Changes to Australian funding mechanisms will further impoverish basic research without doing anything to alleviate a mounting overheads bill, a critic has warned.
UNSW Sydney deputy vice-chancellor Nick Fisk said that proposed reforms to the research block grant (RBG) framework will “rob Peter to pay Paul”, stripping money from the already depleted support structures for discovery research and using it to meet costs currently covered – at least in part – by industry.
The proposals, flagged in a February “action plan”, would redistribute RBG allocations – which help cover expenses such as laboratories, assistants, materials and PhD stipends – to favour institutions with industry research contracts.
An April consultation paper outlines how this would be achieved. Currently, 47 per cent of RBG funding for overheads is allocated according to institutions’ “competitive” research income – money from the Australian Research Council and similar bodies – with the other 53 per cent reflecting “engagement” funding from industry, philanthropy, non-profit organisations, international sources and some government contracts.
The proposed arrangements would divide allocations equally between newly named categories of “government” and “industry” funding. But Professor Fisk said that this overlooked the overhead charges already attached to industry research contracts, which typically netted universities another 30 to 70 cents in the dollar.
He said UNSW had calculated that under the proposals, each dollar of industry research funding would attract 40 cents of RBG overhead funding – up from 26 cents at present – on top of the money billed directly from companies. Meanwhile, overhead funding for competitive grants would plunge from 37 to 24 cents in the dollar.
This would leave universities’ basic and applied research more stretched than ever. Professor Fisk said that indirect research costs typically totalled A$1.19 (67p) for every dollar of direct funding – a “yawning gap” that universities had primarily filled with money from the previously buoyant revenue source of international tuition fees.

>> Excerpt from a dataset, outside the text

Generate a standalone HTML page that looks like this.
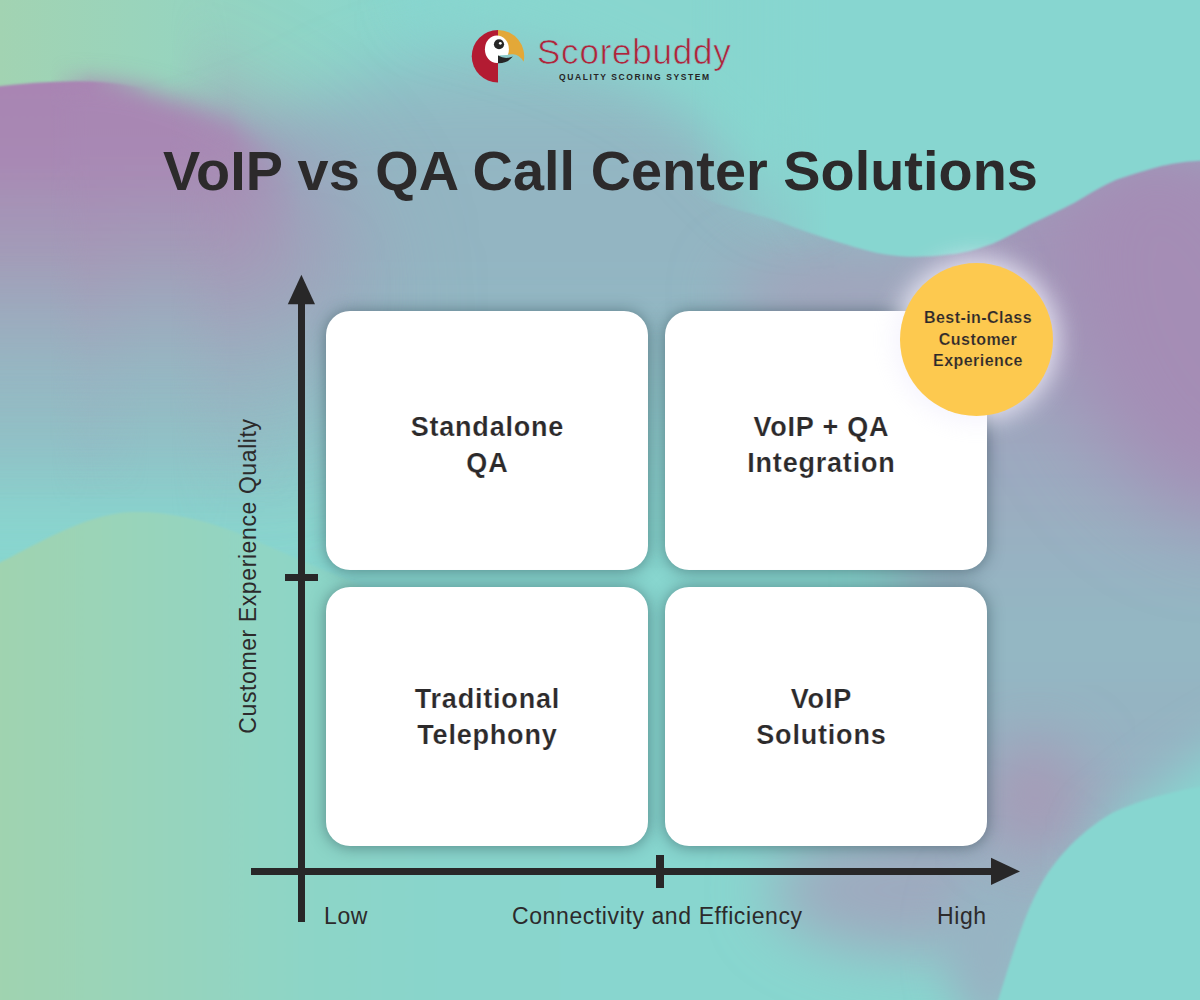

He also warned of unintended consequences from the proposed “industry” category, which includes income from non-industry sources such as philanthropy and foreign governments. Professor Fisk said genuine industry contributions only constituted about 45 per cent of this category. “They’re trying to increase collaboration between universities and industry, but they’re primarily incentivising other types of collaboration,” he said.
“Industry research spending has been flat for a decade while spending by universities has doubled.”
Professor Fisk said the biggest problem was that the proposals overlooked the “elephant in the room” – the steady depletion of funding for research overheads. RBG funding over the past three years had increased about 1 per cent annually while national research spending had risen by an average of 9 per cent a year. “More than 50 per cent of research is now internally funded by universities themselves,” he said.
Professor Fisk said that while the proposals would benefit universities focused primarily on commercial research, UNSW stood to lose about A$6 million next year even under transitional arrangements designed to soften the impact on individual institutions.
“To have a successful research and development pipeline, you’ve got to have things that emerge from basic research, which is often very unpredictable,” he said.
Submissions on the proposals are due by 31 May. A Department of Education, Skills and Employment spokesman said universities had been invited to “suggest alternative solutions”.
Previous changes to the RBG formulae have already affected some institutions. The Australian National University said its RBG allocation this year had declined by A$11 million due to changes made in 2017.